Ready to go? (upbeat music plays) Andrew, I am so excited for this. You don't know this, but I'm like the biggest nerd on your business. Like, I think it is one of the most fascinating businesses in tech. So thank you so much for joining me today.
Awesome. Thanks for having me, Aaron.
I was thinking about how to make this show as different as possible. I think there's a lot of things in our early years which shape who we are today. What do you think was the most impactful thing in your early years that shaped you most that you maybe haven't shared before?
I'll say two things. One is, I remember I grew up on a, you know, kind of in the suburbs and on a, kind of a small street. And it's interesting. I think a lot about my parents both worked, and I was allowed to just roam around the neighborhood. And, you know, all I remember is there, there were no cell phones, so it was just kind of be home at 5:00 or 6:00. And you just had, like, total freedom.
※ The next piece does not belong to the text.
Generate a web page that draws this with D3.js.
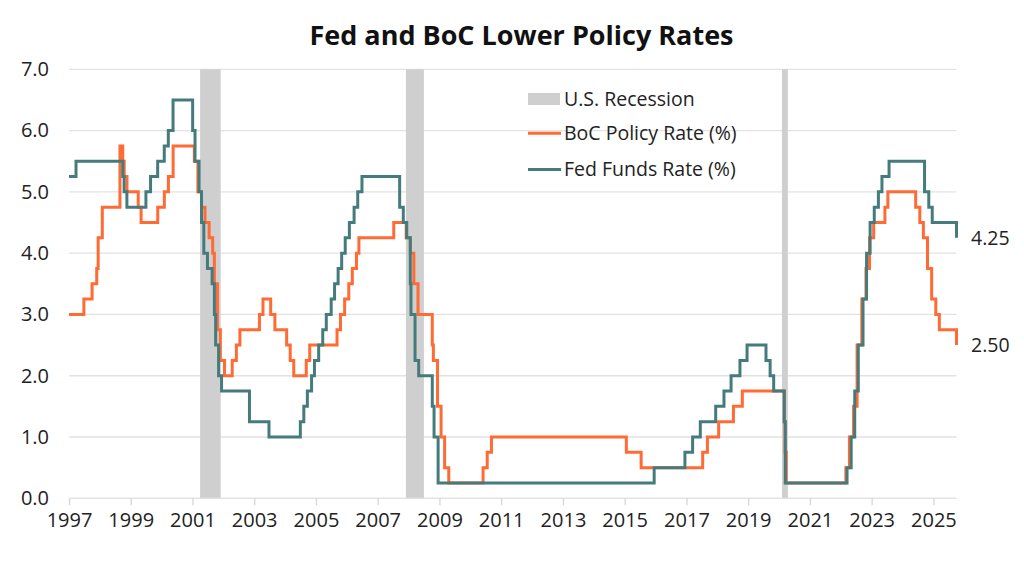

I remember my parents both work, went to, you know, school, uh, or went to work early, so we just walked, you know. By the time we were six or seven, we just walked ourselves to school, and we'd just hang out before the bell rang. So I think that kind of independence and just go, go explore things and figure things out, um, was awesome. And it's actually interesting. I wonder if that's something that we're gonna be able to carry forward to, you know, our kids or if that's, like, you know, allowed anymore.
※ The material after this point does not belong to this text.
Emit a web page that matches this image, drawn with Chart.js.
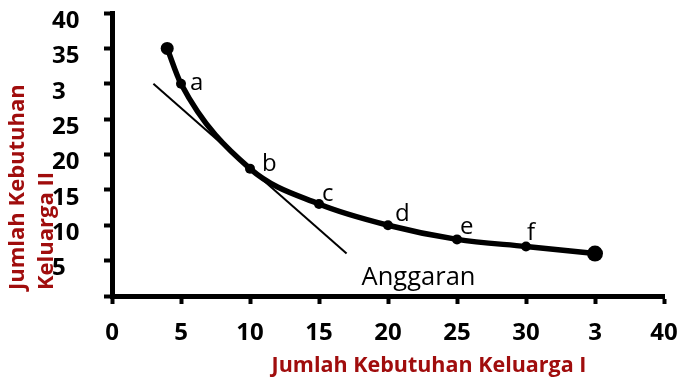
<!DOCTYPE html>
<html>
<head>
<meta charset="utf-8">
<script src="https://cdn.jsdelivr.net/npm/chart.js@4/dist/chart.umd.min.js"></script>
<style>
  html, body { margin: 0; padding: 0; background: #ffffff; }
  #wrap { width: 684px; height: 377px; position: relative; }
</style>
</head>
<body>
<div id="wrap"><canvas id="c" width="684" height="377"></canvas></div>
<script>
// Indifference curve: quantities of good I and good II
const qtyI  = [4, 5, 10, 15, 20, 25, 30, 35];
const qtyII = [35, 30, 18, 13, 10, 8, 7, 6];
const pointNames = ['', 'a', 'b', 'c', 'd', 'e', 'f', ''];

// Budget line (Anggaran) end points
const budgetI  = [3, 17];
const budgetII = [30, 6];
const budgetName = 'Anggaran';

// Tick labels as printed on the axes
const xTickLabels = ['0', '5', '10', '15', '20', '25', '30', '3', '40'];
const yTickLabels = ['', '5', '10', '15', '20', '25', '3', '35', '40'];

const xTitle = 'Jumlah Kebutuhan Keluarga I';
const yTitleLines = ['Jumlah Kebutuhan', 'Keluarga II'];

const TITLE_RED = '#a00d0d';

// offsets (px) of each point letter from its marker: [dx, dy] to text left/baseline
const letterOffsets = [null, [9, 6], [12, 2], [3, -3], [7, -4], [3, -5], [1, -6], null];

const curveData = qtyI.map((x, i) => ({ x, y: qtyII[i] }));
const budgetData = budgetI.map((x, i) => ({ x, y: budgetII[i] }));

const annotations = {
  id: 'annotations',
  beforeDraw(chart) {
    const ctx = chart.ctx;
    ctx.save();
    ctx.fillStyle = '#ffffff';
    ctx.fillRect(0, 0, chart.width, chart.height);
    ctx.fillStyle = TITLE_RED;
    ctx.font = 'bold 22px "Open Sans"';
    ctx.textBaseline = 'alphabetic';
    // y-axis title, rotated, two lines starting from the bottom
    ctx.textAlign = 'left';
    const ys = 290;
    [24, 53].forEach((bx, i) => {
      ctx.save();
      ctx.translate(bx, ys);
      ctx.rotate(-Math.PI / 2);
      ctx.fillText(yTitleLines[i], 0, 0);
      ctx.restore();
    });
    // x-axis title
    ctx.font = 'bold 21.5px "Open Sans"';
    ctx.textAlign = 'center';
    ctx.fillText(xTitle, 429, 372);
    ctx.restore();
  },
  afterDatasetsDraw(chart) {
    const ctx = chart.ctx;
    const xs = chart.scales.x, ys = chart.scales.y;
    ctx.save();
    ctx.fillStyle = '#000000';
    ctx.textAlign = 'left';
    ctx.textBaseline = 'alphabetic';
    ctx.font = '24px "Open Sans"';
    pointNames.forEach((name, i) => {
      if (!name) return;
      const px = xs.getPixelForValue(qtyI[i]);
      const py = ys.getPixelForValue(qtyII[i]);
      const [dx, dy] = letterOffsets[i];
      ctx.fillText(name, px + dx, py + dy);
    });
    // budget line label, near its lower end
    ctx.font = '25.5px "Open Sans"';
    const bx = xs.getPixelForValue(budgetI[1]);
    const by = ys.getPixelForValue(budgetII[1]);
    ctx.fillText(budgetName, bx + 15, by + 31);
    ctx.restore();
  }
};

new Chart(document.getElementById('c'), {
  type: 'scatter',
  data: {
    datasets: [
      {
        data: curveData,
        showLine: true,
        borderColor: '#000000',
        backgroundColor: '#000000',
        borderWidth: 5.5,
        cubicInterpolationMode: 'monotone',
        pointRadius: qtyI.map((_, i) => i === 0 ? 6.5 : (i === qtyI.length - 1 ? 8 : 5)),
        pointBorderWidth: 0,
        pointBackgroundColor: '#000000'
      },
      {
        data: budgetData,
        showLine: true,
        borderColor: '#000000',
        borderWidth: 2,
        pointRadius: 0
      }
    ]
  },
  options: {
    responsive: false,
    animation: false,
    devicePixelRatio: 1,
    layout: { padding: { left: 52, top: 13, right: 20, bottom: 0 } },
    plugins: { legend: { display: false }, tooltip: { enabled: false } },
    scales: {
      x: {
        type: 'linear',
        min: 0, max: 40,
        afterFit(scale) {
          scale.height = 81;
          scale.paddingLeft = 0;
          scale.paddingRight = 0;
        },
        border: { display: true, color: '#000000', width: 5 },
        grid: { drawOnChartArea: false, drawTicks: true, tickLength: 8, tickWidth: 4, tickColor: '#000000' },
        ticks: {
          stepSize: 5,
          padding: 15,
          color: '#000000',
          font: { family: 'Open Sans', weight: 'bold', size: 24 },
          maxRotation: 0,
          autoSkip: false,
          callback: (v) => xTickLabels[Math.round(v / 5)]
        }
      },
      y: {
        type: 'linear',
        min: 0, max: 40,
        afterFit(scale) {
          scale.width = 60;
          scale.paddingTop = 0;
          scale.paddingBottom = 0;
        },
        border: { display: true, color: '#000000', width: 5 },
        grid: { drawOnChartArea: false, drawTicks: true, tickLength: 8, tickWidth: 4, tickColor: '#000000' },
        ticks: {
          stepSize: 5,
          crossAlign: 'far',
          labelOffset: 8,
          color: '#000000',
          font: { family: 'Open Sans', weight: 'bold', size: 24 },
          autoSkip: false,
          callback: (v) => yTickLabels[Math.round(v / 5)]
        }
      }
    }
  },
  plugins: [annotations]
});
</script>
</body>
</html>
Do you know what's really interesting, is that Norway is one of the only countries in the world where you are allowed to climb trees as children. And they are also some of the happiest children in the world, who learn the fastest. And there is, I think, a strong correlation between that 'cause you fall, get hurt, and realize the errors of your climbing ways and learn.
Yeah. Uh, we have the same thing. I'm used to, uh, you know, played, um, you know... Grew up in the northeastern part of the US, uh, in Boston. And, uh, we, you know, we played hockey during the, the, the winter. You know, my, a lot of my friends would freeze their backyards. And yeah, I mean, you, you know, you play somebody, you know, I don't know, you, you, w- wouldn't usually wear pads and stuff like that. And, uh, yeah, you just, I don't know, you figure things out, right? Lots of cuts and bruises and this kind of stuff and, yeah, they just figured it out.